• [DIRECTIONS FOR THIS TASK]: Keep only the lines of the listing that include the word "Output", and copy them.

Records with drawing code:
***
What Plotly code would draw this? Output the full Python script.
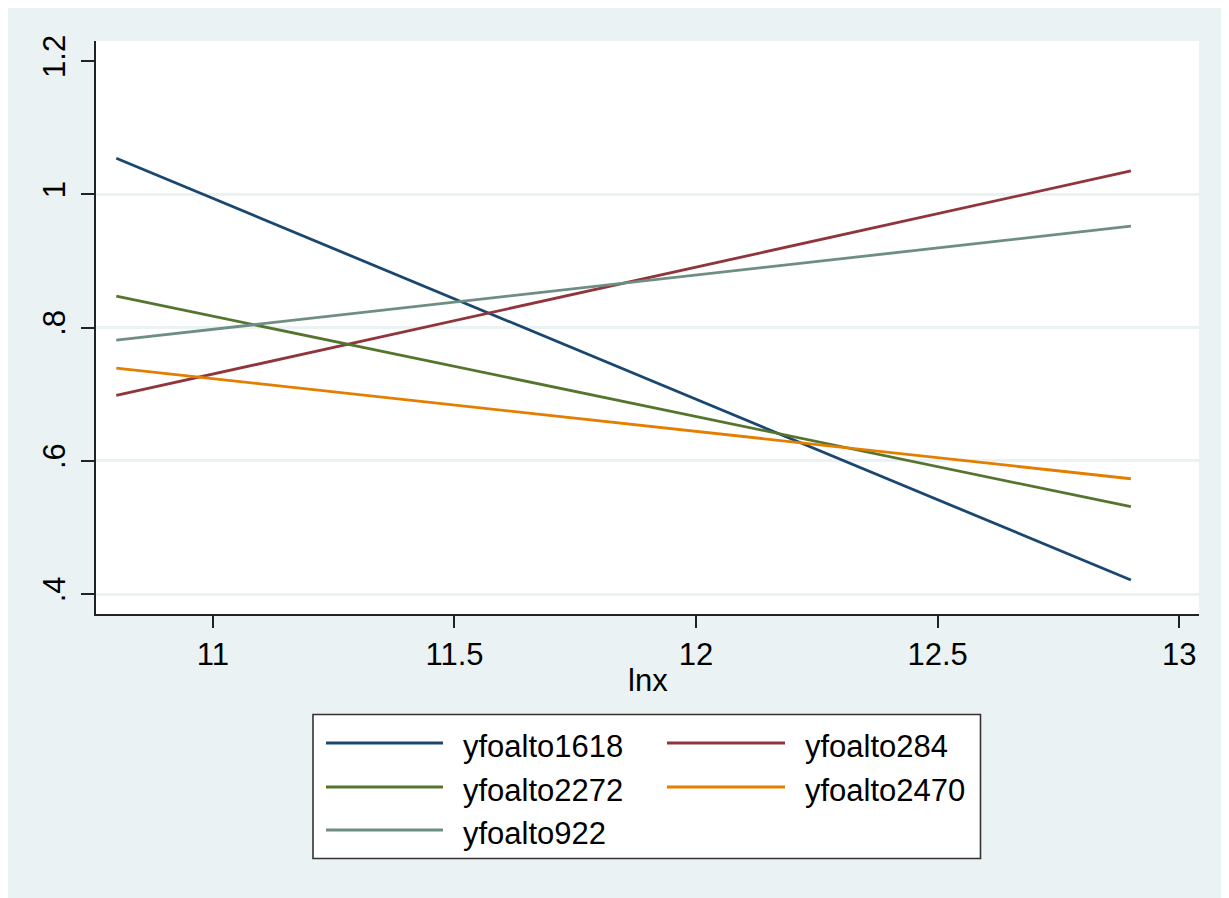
import plotly.graph_objects as go

# ---- data ----
x_vals = [10.8, 12.9]
series_names = ["yfoalto1618", "yfoalto284", "yfoalto2272", "yfoalto2470", "yfoalto922"]
yfoalto1618 = [1.054, 0.421]
yfoalto284 = [0.698, 1.035]
yfoalto2272 = [0.847, 0.531]
yfoalto2470 = [0.739, 0.573]
yfoalto922 = [0.781, 0.952]
series_values = [yfoalto1618, yfoalto284, yfoalto2272, yfoalto2470, yfoalto922]
series_colors = ["#1A476F", "#90353B", "#55752F", "#E37E00", "#6E8E84"]

x_ticks = [11, 11.5, 12, 12.5, 13]
x_ticktext = ["11", "11.5", "12", "12.5", "13"]
y_ticks = [0.4, 0.6, 0.8, 1.0, 1.2]
y_ticktext = [".4", ".6", ".8", "1", "1.2"]
grid_vals = [0.4, 0.6, 0.8, 1.0]

OFF = 8  # page body margin
W, H = 1221, 890
L, R, T, B = 88, 30, 33, 284
PW, PH = W - L - R, H - T - B
BG = "#EAF2F3"
FONT = "Liberation Sans, Arial, sans-serif"
FS = 31
LW = 2.8


def px(xp):
    return (xp - OFF - L) / PW


def py(yp):
    return (H - B - (yp - OFF)) / PH


fig = go.Figure()
for name, vals, col in zip(series_names, series_values, series_colors):
    fig.add_trace(go.Scatter(x=x_vals, y=vals, mode="lines", name=name,
                             line=dict(color=col, width=LW), showlegend=False))

# invisible trace on overlay axis for gridlines
fig.add_trace(go.Scatter(x=[x_vals[0]], y=[grid_vals[0]], yaxis="y2", mode="markers",
                         marker=dict(opacity=0), showlegend=False, hoverinfo="skip"))

shapes = [
    dict(type="rect", xref="paper", yref="paper", x0=0, x1=1, y0=0, y1=1,
         fillcolor="white", line=dict(width=0), layer="below"),
    # legend box
    dict(type="rect", xref="paper", yref="paper", x0=px(313), x1=px(980.5), y0=py(858.5), y1=py(714.5),
         fillcolor="white", line=dict(color="#333333", width=1.6), layer="above"),
]
annotations = []
cols_x = [(326, 443, 461), (667, 785, 803)]
rows_y = [743, 787, 830]
for i, (name, col) in enumerate(zip(series_names, series_colors)):
    c = cols_x[i % 2]
    r = rows_y[i // 2]
    shapes.append(dict(type="line", xref="paper", yref="paper", x0=px(c[0]), x1=px(c[1]),
                       y0=py(r), y1=py(r), line=dict(color=col, width=LW), layer="above"))
    annotations.append(dict(xref="paper", yref="paper", x=px(c[2]), y=py(r + 3), text=name,
                            showarrow=False, xanchor="left", yanchor="middle",
                            font=dict(family=FONT, size=FS, color="black")))
annotations.append(dict(xref="paper", yref="paper", x=0.5, y=py(680), text="lnx", showarrow=False,
                        xanchor="center", yanchor="middle",
                        font=dict(family=FONT, size=FS, color="black")))

fig.update_layout(
    width=W, height=H,
    margin=dict(l=L, r=R, t=T, b=B),
    paper_bgcolor=BG, plot_bgcolor="rgba(0,0,0,0)",
    font=dict(family=FONT, size=FS, color="black"),
    showlegend=False,
    shapes=shapes, annotations=annotations,
    xaxis=dict(range=[10.758, 13.041], tickvals=x_ticks, ticktext=x_ticktext,
               showgrid=False, zeroline=False, showline=True, linecolor="#222222", linewidth=1.5,
               ticks="outside", ticklen=12, tickwidth=1.5, tickcolor="#222222",
               tickfont=dict(size=FS), mirror=False),
    yaxis=dict(range=[0.370, 1.230], tickvals=y_ticks, ticktext=y_ticktext, tickangle=-90,
               showgrid=False, zeroline=False, showline=True, linecolor="#222222", linewidth=1.5,
               ticks="outside", ticklen=13, tickwidth=1.5, tickcolor="#222222",
               ticklabelstandoff=4, tickfont=dict(size=FS)),
    yaxis2=dict(range=[0.370, 1.230], overlaying="y", tickvals=grid_vals, showticklabels=False,
                showgrid=True, gridcolor=BG, gridwidth=2.5, zeroline=False, showline=False, ticks=""),
)

fig.write_html("out.html")
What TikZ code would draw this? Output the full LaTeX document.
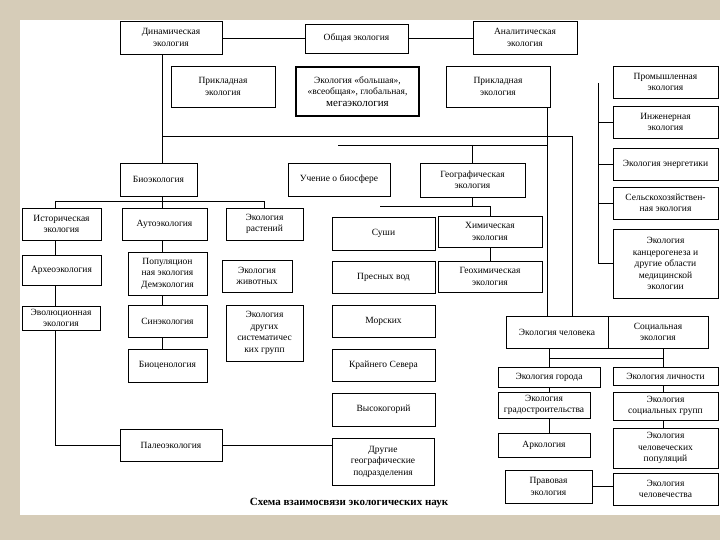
\documentclass[tikz,border=0pt]{standalone}
\usepackage{fontspec}
\setmainfont{Liberation Serif}
\definecolor{bg}{RGB}{214,204,184}
\tikzset{
  box/.style={draw, line width=0.8pt, inner sep=1pt, align=center, font=\fontsize{9.5}{11.5}\selectfont},
  conn/.style={line width=0.8pt}
}
\newcommand\bx[7][]{\node[box,#1,minimum width={(#5-#3)*1pt},minimum height={(#6-#4)*1pt}] (#2) at ({(#3+#5)/2},{(#4+#6)/2}) {#7};}
\begin{document}
\begin{tikzpicture}[x=1pt,y=-1pt]
\fill[bg] (0,0) rectangle (720,540);
\fill[white] (20,20) rectangle (720,515);
\useasboundingbox (0,0) rectangle (720,540);

% top row
\bx{dyn}{120}{21}{222}{54}{Динамическая\\экология}
\bx{obsh}{305}{24}{408}{53}{Общая экология}
\bx{anal}{473}{21}{577}{54}{Аналитическая\\экология}
% second row
\bx{prikL}{171}{66}{275}{107}{Прикладная\\экология}
\bx[line width=2.6pt]{mega}{296}{67}{419}{116}{Экология «большая»,\\«всеобщая», глобальная,\\{\fontsize{11}{13}\selectfont мегаэкология}}
\bx{prikR}{446}{66}{550}{107}{Прикладная\\экология}
% right column
\bx{prom}{613}{66}{718}{98}{Промышленная\\экология}
\bx{inzh}{613}{106}{718}{138}{Инженерная\\экология}
\bx{energ}{613}{148}{718}{180}{Экология энергетики}
\bx{selh}{613}{187}{718}{219}{Сельскохозяйствен-\\ная экология}
\bx{kanc}{613}{229}{718}{298}{Экология\\канцерогенеза и\\другие области\\медицинской\\экологии}
% third row
\bx{bio}{120}{163}{197}{196}{Биоэкология}
\bx{uch}{288}{163}{390}{196}{Учение о биосфере}
\bx{geo}{420}{163}{525}{197}{Географическая\\экология}
% biology branch
\bx{ist}{22}{208}{101}{240}{Историческая\\экология}
\bx{auto}{122}{208}{207}{240}{Аутоэкология}
\bx{rast}{226}{208}{303}{240}{Экология\\растений}
\bx{arh}{22}{255}{101}{285}{Археоэкология}
\bx{pop}{128}{252}{207}{295}{Популяцион\\ная экология\\Демэкология}
\bx{zhiv}{222}{260}{292}{292}{Экология\\животных}
\bx{evol}{22}{306}{100}{330}{Эволюционная\\экология}
\bx{sin}{128}{305}{207}{337}{Синэкология}
\bx{sist}{226}{305}{303}{361}{Экология\\других\\систематичес\\ких групп}
\bx{biocen}{128}{349}{207}{382}{Биоценология}
\bx{paleo}{120}{429}{222}{461}{Палеоэкология}
% geography branch
\bx{sushi}{332}{217}{435}{250}{Суши}
\bx{him}{438}{216}{542}{247}{Химическая\\экология}
\bx{presn}{332}{261}{435}{293}{Пресных вод}
\bx{geohim}{438}{261}{542}{292}{Геохимическая\\экология}
\bx{mor}{332}{305}{435}{337}{Морских}
\bx{sever}{332}{349}{435}{381}{Крайнего Севера}
\bx{vys}{332}{393}{435}{426}{Высокогорий}
\bx{drug}{332}{438}{434}{485}{Другие\\географические\\подразделения}
% human branch
\bx{chel}{506}{316}{608}{348}{Экология человека}
\bx{soc}{608}{316}{708}{348}{Социальная\\экология}
\bx{gor}{498}{367}{600}{387}{Экология города}
\bx{lich}{613}{367}{718}{385}{Экология личности}
\bx{grad}{498}{392}{590}{418}{Экология\\градостроительства}
\bx{ark}{498}{433}{590}{457}{Аркология}
\bx{prav}{505}{470}{592}{503}{Правовая\\экология}
\bx{socgr}{613}{392}{718}{420}{Экология\\социальных групп}
\bx{pops}{613}{428}{718}{468}{Экология\\человеческих\\популяций}
\bx{chelv}{613}{473}{718}{505}{Экология\\человечества}

\node[font=\fontsize{11}{13}\selectfont\bfseries] (cap) at (349,503) {Схема взаимосвязи экологических наук};

% helper coordinates
\coordinate (c55) at (55,0);
\coordinate (c162) at (162,0);
\coordinate (c547) at (547,0);
\coordinate (c548) at (549,0);
\coordinate (c572) at (572,0);
\coordinate (c598) at (598,0);
\coordinate (c663) at (663,0);
\coordinate (t1) at (162,136);
\coordinate (t2) at (572,136);
\coordinate (h1) at (338,145);
\coordinate (g1) at (380,206);
\coordinate (g2) at (490,206);
\coordinate (b1) at (55,201);
\coordinate (b2) at (264.5,201);
\coordinate (r1) at (598,83);
\coordinate (k1) at (549,358);
\coordinate (k2) at (663,358);

\begin{scope}[conn]
% top
\draw (obsh.west -| dyn.east) -- (obsh.west);
\draw (obsh.east) -- (obsh.east -| anal.west);
\draw (c162 |- dyn.south) -- (c162 |- bio.north);
\draw (t1) -- (t2) -- (c572 |- chel.north);
\draw (c547 |- prikR.south) -- (c547 |- chel.north);
\draw (h1) -- (h1 -| c547);
\draw (geo.north |- h1) -- (geo.north);
% geography
\draw (geo.south) -- (geo.south |- g1);
\draw (g1) -- (g2) -- (him.north);
\draw (him.south) -- (geohim.north);
% biology
\draw (c162 |- bio.south) -- (c162 |- b1);
\draw (b1) -- (b2) -- (rast.north);
\draw (b1) -- (c55 |- ist.north);
\draw (c162 |- b1) -- (c162 |- auto.north);
\draw (c55 |- ist.south) -- (c55 |- arh.north);
\draw (c55 |- arh.south) -- (c55 |- evol.north);
\draw (c55 |- evol.south) -- (c55 |- paleo.west) -- (paleo.west);
\draw (paleo.east) -- (paleo.east -| drug.west);
\draw (c162 |- auto.south) -- (c162 |- pop.north);
\draw (c162 |- pop.south) -- (c162 |- sin.north);
\draw (c162 |- sin.south) -- (c162 |- biocen.north);
% right column
\draw (r1) -- (c598 |- kanc.west) -- (kanc.west);
\draw (c598 |- inzh.west) -- (inzh.west);
\draw (c598 |- energ.west) -- (energ.west);
\draw (c598 |- selh.west) -- (selh.west);
% human
\draw (c548 |- chel.south) -- (c548 |- gor.north);
\draw (c663 |- soc.south) -- (c663 |- lich.north);
\draw (k1) -- (k2);
\draw (c548 |- gor.south) -- (c548 |- grad.north);
\draw (c548 |- grad.south) -- (c548 |- ark.north);
\draw (c663 |- lich.south) -- (c663 |- socgr.north);
\draw (c663 |- socgr.south) -- (c663 |- pops.north);
\draw (prav.east) -- (prav.east -| chelv.west);
\end{scope}
\end{tikzpicture}
\end{document}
***
• [EXPECTED ANSWER]:
What Plotly code would draw this? Output the full Python script.
What TikZ code would draw this? Output the full LaTeX document.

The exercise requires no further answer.